◆ WHAT THE TASK REQUIRES
Retype the lines beneath this one, from the first through the line containing "80, 90, 100]". Pictures are left out.

>> begin INFORMATION SHOWN

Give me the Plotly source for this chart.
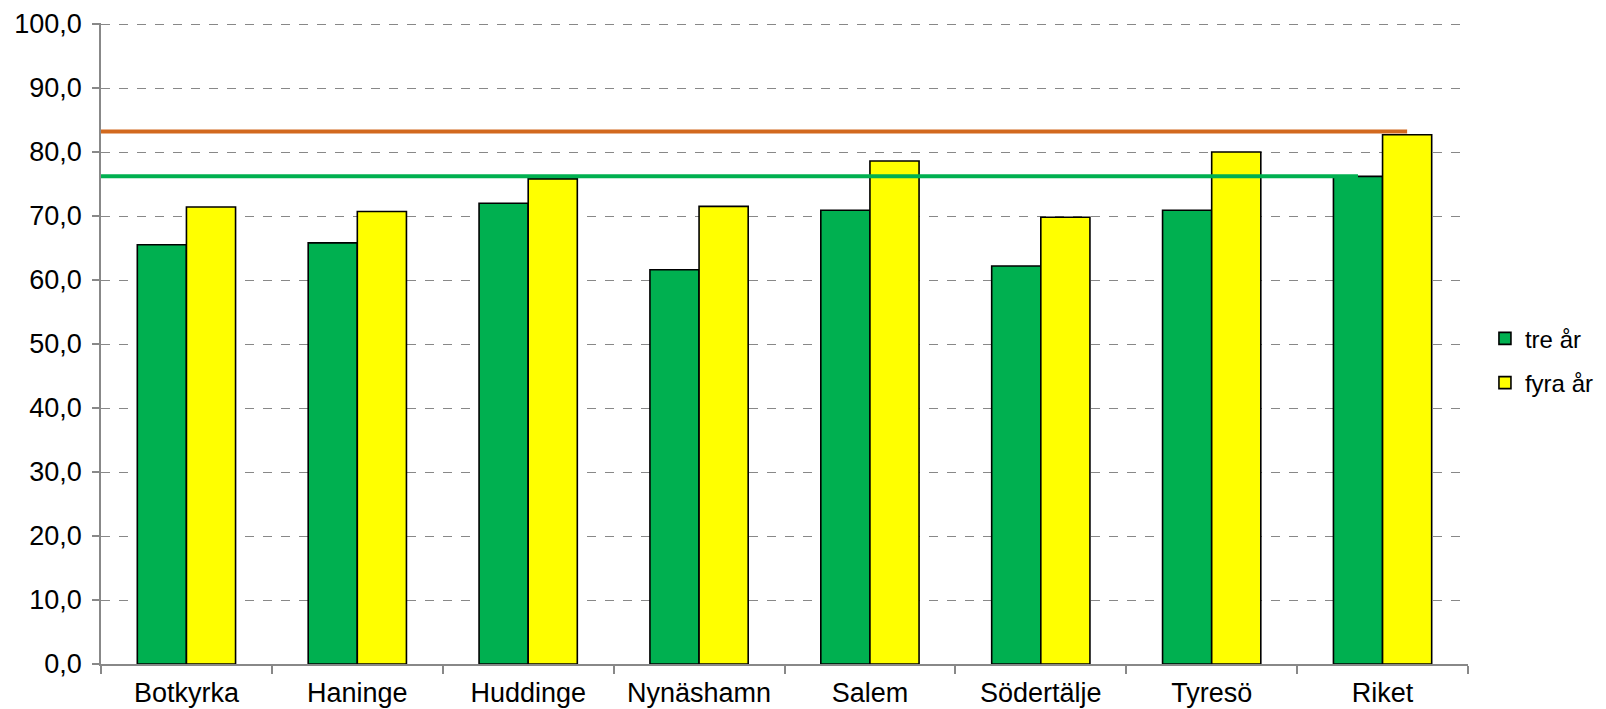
import plotly.graph_objects as go

categories = ["Botkyrka", "Haninge", "Huddinge", "Nynäshamn", "Salem", "Södertälje", "Tyresö", "Riket"]
tre_ar = [65.5, 65.8, 72.0, 61.6, 70.9, 62.2, 70.9, 76.2]
fyra_ar = [71.4, 70.7, 75.8, 71.5, 78.6, 69.8, 80.0, 82.7]
line_tre = 76.2
line_fyra = 83.2
y_ticks = [0, 10, 20, 30, 40, 50, 60, 70, 80, 90, 100]

GREEN = "#00B050"
YELLOW = "#FFFF00"
ORANGE = "#D2691E"
FONT = "Liberation Sans, Arial, sans-serif"
FS = 27

bargap = 0.425
n = len(categories)
half_bar = (1 - bargap) / 4  # centre offset of each bar within group

fig = go.Figure()
fig.add_trace(go.Bar(x=categories, y=tre_ar, name="tre år", legendgroup="a",
                     marker=dict(color=GREEN, line=dict(color="black", width=1.6))))
fig.add_trace(go.Bar(x=categories, y=fyra_ar, name="fyra år", legendgroup="b",
                     marker=dict(color=YELLOW, line=dict(color="black", width=1.6))))

# horizontal reference lines on overlaid linear axis
fig.add_trace(go.Scatter(x=[-0.5, (n - 1) + half_bar], y=[line_fyra, line_fyra], mode="lines",
                         line=dict(color=ORANGE, width=4), xaxis="x2", showlegend=False, hoverinfo="skip"))
fig.add_trace(go.Scatter(x=[-0.5, (n - 1) - half_bar], y=[line_tre, line_tre], mode="lines",
                         line=dict(color=GREEN, width=4), xaxis="x2", showlegend=False, hoverinfo="skip"))

# page body has an 8px default margin, so the figure is 8px smaller and margins shifted
fig.update_layout(
    width=1598, height=701,
    margin=dict(l=93, r=138, t=15, b=45, autoexpand=False),
    plot_bgcolor="white", paper_bgcolor="white",
    barmode="group", bargap=bargap, bargroupgap=0,
    separators=", ",
    font=dict(family=FONT, size=FS, color="black"),
    xaxis=dict(type="category", range=[-0.5, n - 0.5], showline=True, linecolor="#888888", linewidth=1.5,
               ticks="outside", tickson="boundaries", ticklen=8, tickcolor="#888888", tickwidth=1.5,
               ticklabelstandoff=4,
               showgrid=False, tickfont=dict(size=FS, family=FONT), automargin=False),
    xaxis2=dict(overlaying="x", range=[-0.5, n - 0.5], visible=False),
    yaxis=dict(range=[0, 100.16], tickvals=y_ticks, tickformat=".1f", showline=True, linecolor="#888888",
               linewidth=1.5, ticks="outside", ticklen=7, tickcolor="#888888", tickwidth=1.5,
               ticklabelstandoff=5,
               showgrid=True, gridcolor="#888888", griddash="dash", gridwidth=1.3, zeroline=False,
               tickfont=dict(size=FS, family=FONT), automargin=False),
    legend=dict(x=1.0124, y=0.473, xanchor="left", yanchor="middle", font=dict(size=24, family=FONT),
                itemwidth=30, tracegroupgap=10, bgcolor="rgba(0,0,0,0)"),
)

fig.write_html("out.html")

>> end INFORMATION SHOWN

◆ FINISHED EXERCISE
Give me the Plotly source for this chart.
import plotly.graph_objects as go

categories = ["Botkyrka", "Haninge", "Huddinge", "Nynäshamn", "Salem", "Södertälje", "Tyresö", "Riket"]
tre_ar = [65.5, 65.8, 72.0, 61.6, 70.9, 62.2, 70.9, 76.2]
fyra_ar = [71.4, 70.7, 75.8, 71.5, 78.6, 69.8, 80.0, 82.7]
line_tre = 76.2
line_fyra = 83.2
y_ticks = [0, 10, 20, 30, 40, 50, 60, 70, 80, 90, 100]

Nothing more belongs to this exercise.